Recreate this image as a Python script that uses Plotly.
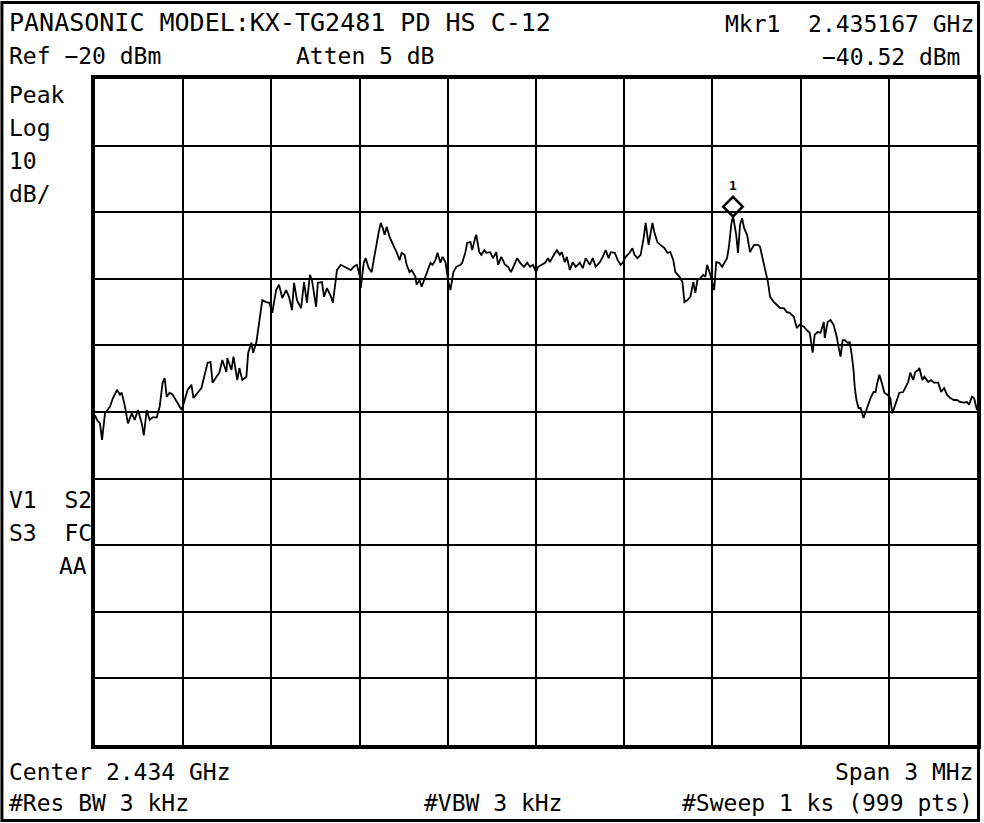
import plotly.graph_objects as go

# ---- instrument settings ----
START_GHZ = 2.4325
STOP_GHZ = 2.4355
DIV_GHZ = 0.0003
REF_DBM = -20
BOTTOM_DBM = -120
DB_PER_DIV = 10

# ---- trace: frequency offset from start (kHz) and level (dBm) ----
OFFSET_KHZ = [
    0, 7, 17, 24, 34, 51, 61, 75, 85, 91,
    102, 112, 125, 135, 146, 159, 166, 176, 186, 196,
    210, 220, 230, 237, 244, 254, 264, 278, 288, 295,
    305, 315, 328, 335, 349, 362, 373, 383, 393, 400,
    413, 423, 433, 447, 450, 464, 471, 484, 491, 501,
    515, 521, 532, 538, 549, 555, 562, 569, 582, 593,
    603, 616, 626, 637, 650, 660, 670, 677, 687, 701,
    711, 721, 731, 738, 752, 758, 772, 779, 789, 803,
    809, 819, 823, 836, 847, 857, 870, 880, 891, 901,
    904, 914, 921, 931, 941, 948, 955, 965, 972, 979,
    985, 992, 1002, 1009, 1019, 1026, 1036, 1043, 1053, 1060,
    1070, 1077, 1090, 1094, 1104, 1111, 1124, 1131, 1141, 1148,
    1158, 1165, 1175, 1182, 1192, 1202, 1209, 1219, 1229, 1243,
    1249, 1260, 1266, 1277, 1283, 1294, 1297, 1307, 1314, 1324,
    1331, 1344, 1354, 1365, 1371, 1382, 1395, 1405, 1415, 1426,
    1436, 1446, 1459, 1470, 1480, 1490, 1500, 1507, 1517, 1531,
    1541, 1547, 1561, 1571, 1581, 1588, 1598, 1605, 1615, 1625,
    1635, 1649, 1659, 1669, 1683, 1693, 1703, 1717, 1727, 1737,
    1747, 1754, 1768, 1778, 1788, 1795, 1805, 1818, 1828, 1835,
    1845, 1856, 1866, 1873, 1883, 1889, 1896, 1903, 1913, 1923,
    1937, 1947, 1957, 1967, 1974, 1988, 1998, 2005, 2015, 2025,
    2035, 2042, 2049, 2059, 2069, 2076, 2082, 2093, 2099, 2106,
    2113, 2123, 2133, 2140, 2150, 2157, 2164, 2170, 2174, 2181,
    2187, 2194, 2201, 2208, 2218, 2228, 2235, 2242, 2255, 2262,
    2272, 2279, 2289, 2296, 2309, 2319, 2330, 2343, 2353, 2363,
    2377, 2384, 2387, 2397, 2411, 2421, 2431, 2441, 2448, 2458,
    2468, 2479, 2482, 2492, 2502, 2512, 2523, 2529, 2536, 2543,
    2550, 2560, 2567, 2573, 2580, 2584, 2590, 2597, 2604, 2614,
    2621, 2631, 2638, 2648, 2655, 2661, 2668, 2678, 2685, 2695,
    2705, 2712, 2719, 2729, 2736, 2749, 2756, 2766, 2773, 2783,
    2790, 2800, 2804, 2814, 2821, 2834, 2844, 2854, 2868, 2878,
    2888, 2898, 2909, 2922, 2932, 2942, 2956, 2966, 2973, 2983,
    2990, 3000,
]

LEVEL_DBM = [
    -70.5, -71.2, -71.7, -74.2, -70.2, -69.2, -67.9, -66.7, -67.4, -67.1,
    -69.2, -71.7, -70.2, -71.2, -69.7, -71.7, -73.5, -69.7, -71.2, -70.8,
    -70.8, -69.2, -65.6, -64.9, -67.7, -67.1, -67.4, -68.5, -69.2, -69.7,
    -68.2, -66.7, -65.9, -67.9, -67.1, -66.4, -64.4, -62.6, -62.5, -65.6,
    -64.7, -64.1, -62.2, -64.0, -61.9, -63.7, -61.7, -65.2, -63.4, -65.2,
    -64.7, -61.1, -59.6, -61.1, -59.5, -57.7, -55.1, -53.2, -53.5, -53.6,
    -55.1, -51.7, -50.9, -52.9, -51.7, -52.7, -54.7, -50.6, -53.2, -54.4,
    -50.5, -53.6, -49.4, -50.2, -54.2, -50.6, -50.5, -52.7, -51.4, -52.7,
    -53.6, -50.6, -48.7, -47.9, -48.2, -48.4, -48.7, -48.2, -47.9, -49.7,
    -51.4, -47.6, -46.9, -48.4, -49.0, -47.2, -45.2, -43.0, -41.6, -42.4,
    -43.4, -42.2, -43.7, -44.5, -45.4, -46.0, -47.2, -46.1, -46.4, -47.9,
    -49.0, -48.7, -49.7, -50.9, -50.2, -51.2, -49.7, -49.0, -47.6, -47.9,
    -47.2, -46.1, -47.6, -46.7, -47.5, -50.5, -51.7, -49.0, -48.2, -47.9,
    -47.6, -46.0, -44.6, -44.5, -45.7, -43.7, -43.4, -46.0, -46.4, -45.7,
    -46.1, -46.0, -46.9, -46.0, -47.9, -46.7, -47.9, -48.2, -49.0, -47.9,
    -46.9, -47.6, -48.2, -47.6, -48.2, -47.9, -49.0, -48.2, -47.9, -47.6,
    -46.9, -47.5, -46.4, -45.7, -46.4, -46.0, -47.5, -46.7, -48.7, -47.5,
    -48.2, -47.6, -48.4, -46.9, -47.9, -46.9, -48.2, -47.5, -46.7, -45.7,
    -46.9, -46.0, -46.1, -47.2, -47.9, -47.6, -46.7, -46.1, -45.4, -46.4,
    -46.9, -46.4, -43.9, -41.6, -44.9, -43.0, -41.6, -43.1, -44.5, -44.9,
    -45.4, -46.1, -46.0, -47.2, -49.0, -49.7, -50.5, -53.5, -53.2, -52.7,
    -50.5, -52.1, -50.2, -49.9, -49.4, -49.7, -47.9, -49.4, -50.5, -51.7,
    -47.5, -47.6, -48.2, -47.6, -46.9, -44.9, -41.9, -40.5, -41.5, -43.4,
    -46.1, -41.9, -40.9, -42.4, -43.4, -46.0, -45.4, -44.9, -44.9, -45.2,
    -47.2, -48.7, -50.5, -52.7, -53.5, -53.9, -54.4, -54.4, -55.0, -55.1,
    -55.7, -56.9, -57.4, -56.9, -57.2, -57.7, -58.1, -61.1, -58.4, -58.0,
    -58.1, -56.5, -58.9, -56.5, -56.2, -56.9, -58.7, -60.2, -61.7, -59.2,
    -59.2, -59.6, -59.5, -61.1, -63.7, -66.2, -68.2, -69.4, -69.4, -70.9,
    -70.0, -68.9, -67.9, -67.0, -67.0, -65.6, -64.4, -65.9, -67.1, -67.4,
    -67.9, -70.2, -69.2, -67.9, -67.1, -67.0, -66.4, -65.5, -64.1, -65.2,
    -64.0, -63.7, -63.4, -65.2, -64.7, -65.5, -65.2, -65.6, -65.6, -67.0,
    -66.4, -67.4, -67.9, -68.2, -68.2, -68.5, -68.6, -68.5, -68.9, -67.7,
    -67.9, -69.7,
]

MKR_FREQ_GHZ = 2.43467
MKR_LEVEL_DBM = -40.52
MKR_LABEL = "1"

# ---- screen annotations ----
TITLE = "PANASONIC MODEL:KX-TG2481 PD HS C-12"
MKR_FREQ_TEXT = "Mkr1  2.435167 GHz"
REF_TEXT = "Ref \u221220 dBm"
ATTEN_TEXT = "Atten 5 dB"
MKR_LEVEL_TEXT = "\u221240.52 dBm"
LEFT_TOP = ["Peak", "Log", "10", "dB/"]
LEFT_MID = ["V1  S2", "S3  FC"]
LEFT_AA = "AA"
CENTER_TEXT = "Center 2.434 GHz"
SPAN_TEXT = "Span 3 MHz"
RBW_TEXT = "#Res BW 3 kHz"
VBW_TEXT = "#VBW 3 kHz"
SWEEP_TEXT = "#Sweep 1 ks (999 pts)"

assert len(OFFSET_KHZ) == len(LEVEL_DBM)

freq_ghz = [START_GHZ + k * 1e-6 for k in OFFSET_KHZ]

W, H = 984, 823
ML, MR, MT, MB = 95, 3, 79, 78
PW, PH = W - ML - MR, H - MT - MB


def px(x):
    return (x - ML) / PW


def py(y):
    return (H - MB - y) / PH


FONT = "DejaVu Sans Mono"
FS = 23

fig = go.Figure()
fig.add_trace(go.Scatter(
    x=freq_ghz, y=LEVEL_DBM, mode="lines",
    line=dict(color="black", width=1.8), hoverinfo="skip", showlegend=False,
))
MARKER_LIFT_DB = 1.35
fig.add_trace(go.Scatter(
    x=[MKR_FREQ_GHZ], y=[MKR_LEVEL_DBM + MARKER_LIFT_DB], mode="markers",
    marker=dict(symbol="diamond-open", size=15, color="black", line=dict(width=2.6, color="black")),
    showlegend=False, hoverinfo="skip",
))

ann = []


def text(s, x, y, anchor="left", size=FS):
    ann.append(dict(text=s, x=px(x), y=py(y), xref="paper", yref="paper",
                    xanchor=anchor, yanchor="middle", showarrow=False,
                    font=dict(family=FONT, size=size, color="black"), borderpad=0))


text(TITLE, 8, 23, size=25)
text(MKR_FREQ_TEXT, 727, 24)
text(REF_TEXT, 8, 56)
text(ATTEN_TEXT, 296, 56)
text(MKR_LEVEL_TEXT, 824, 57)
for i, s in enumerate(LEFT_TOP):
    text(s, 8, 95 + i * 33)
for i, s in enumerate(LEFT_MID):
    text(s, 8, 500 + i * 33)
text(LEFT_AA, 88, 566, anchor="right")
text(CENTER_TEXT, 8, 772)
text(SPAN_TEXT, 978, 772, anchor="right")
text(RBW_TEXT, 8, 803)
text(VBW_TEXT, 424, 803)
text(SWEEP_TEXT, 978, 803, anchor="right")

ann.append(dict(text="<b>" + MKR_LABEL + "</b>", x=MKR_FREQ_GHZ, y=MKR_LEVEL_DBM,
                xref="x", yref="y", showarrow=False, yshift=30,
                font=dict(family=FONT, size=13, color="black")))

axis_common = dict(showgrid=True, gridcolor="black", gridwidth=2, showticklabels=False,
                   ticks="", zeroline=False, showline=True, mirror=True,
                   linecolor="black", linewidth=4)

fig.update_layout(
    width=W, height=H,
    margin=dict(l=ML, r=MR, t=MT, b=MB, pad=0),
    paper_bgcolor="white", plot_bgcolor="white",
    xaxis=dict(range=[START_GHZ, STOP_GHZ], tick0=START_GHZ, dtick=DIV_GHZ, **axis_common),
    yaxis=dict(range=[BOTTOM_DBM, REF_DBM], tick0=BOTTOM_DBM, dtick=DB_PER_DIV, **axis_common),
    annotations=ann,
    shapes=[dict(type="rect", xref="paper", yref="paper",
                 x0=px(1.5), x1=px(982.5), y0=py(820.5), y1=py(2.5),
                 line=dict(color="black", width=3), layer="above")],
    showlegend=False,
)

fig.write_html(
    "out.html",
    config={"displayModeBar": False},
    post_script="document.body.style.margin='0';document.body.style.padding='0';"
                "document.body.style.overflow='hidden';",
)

------------------------------------------------------------

Challenge: In the data above, please extract the lines from the first one through the line with "DB_PER_DIV = 10", exactly, and keep pictures out.

Answer to this problem:
Recreate this image as a Python script that uses Plotly.
import plotly.graph_objects as go

# ---- instrument settings ----
START_GHZ = 2.4325
STOP_GHZ = 2.4355
DIV_GHZ = 0.0003
REF_DBM = -20
BOTTOM_DBM = -120
DB_PER_DIV = 10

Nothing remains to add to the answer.